The labour-intensive part of this recipe is gathering all the ingredients and making the marinade, but then it’s easygoing.
Here I’ve finished them with a sweet/sour/spicy glaze. It’s not traditional, but I think it adds the perfect last touch.
Oven Baked Jerk Spareribs
Start to finish: 20 hours, 40 minutes (30 minutes hands-on)
1/2 cup coarsely chopped onion
1 cup coarsely chopped scallions (white and green part)
1 to 3 Scotch bonnet chiles, or to taste
6 cloves garlic, smashed
1/4 cup fresh lime juice, divided
1/2 cup vegetable oil
1/4 cup soy sauce (low-sodium if you prefer)
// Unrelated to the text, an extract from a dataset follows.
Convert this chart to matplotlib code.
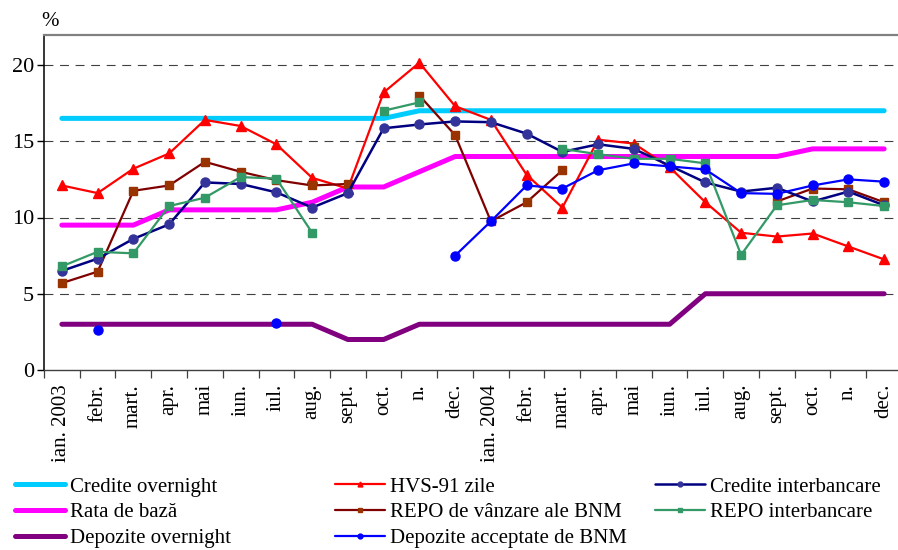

2 tablespoons fresh thyme leaves
3 tablespoons packed dark brown sugar, divided
2 teaspoons kosher salt
2 teaspoons ground allspice
1/4 teaspoon ground nutmeg
1/4 teaspoon ground cinnamon
5 to 6 pounds pork spareribs (preferably St Louis style)
In a blender combine the onion, scallions, chiles, garlic, 2 1/2 tablespoons of the lime juice, oil, soy sauce, thyme, 1 tablespoon of the brown sugar, salt, allspice, nutmeg and cinnamon and puree until smooth. Set aside 1/4 cup for the glaze.
Pull off and discard the silver skin from the bone side of the ribs and cut them into 6- to 8-rib lengths. Coat both sides of the ribs with the pureed marinade and put them in a shallow container. Cover and chill 16 hours, turning occasionally.
Preheat the oven to 275 degrees F. Remove the ribs from the marinade allowing the excess to drip off. Discard the excess marinade. Arrange the ribs, meat side up, on two racks set into each of two baking pans. Put the pans on the middle shelves of the oven and bake, switching the pans midway through the cooking time, until the meat is very tender when stuck with a fork, 4 to 4 1/2 hours.
While the ribs are baking, in a small bowl combine the reserved jerk paste with the remaining 1 1/2 tablespoons lime juice and the remaining 2 tablespoons brown sugar. Remove the ribs from the oven when they are tender and brush the tops evenly with the glaze. Return the ribs to the oven and bake for an additional 10 minutes.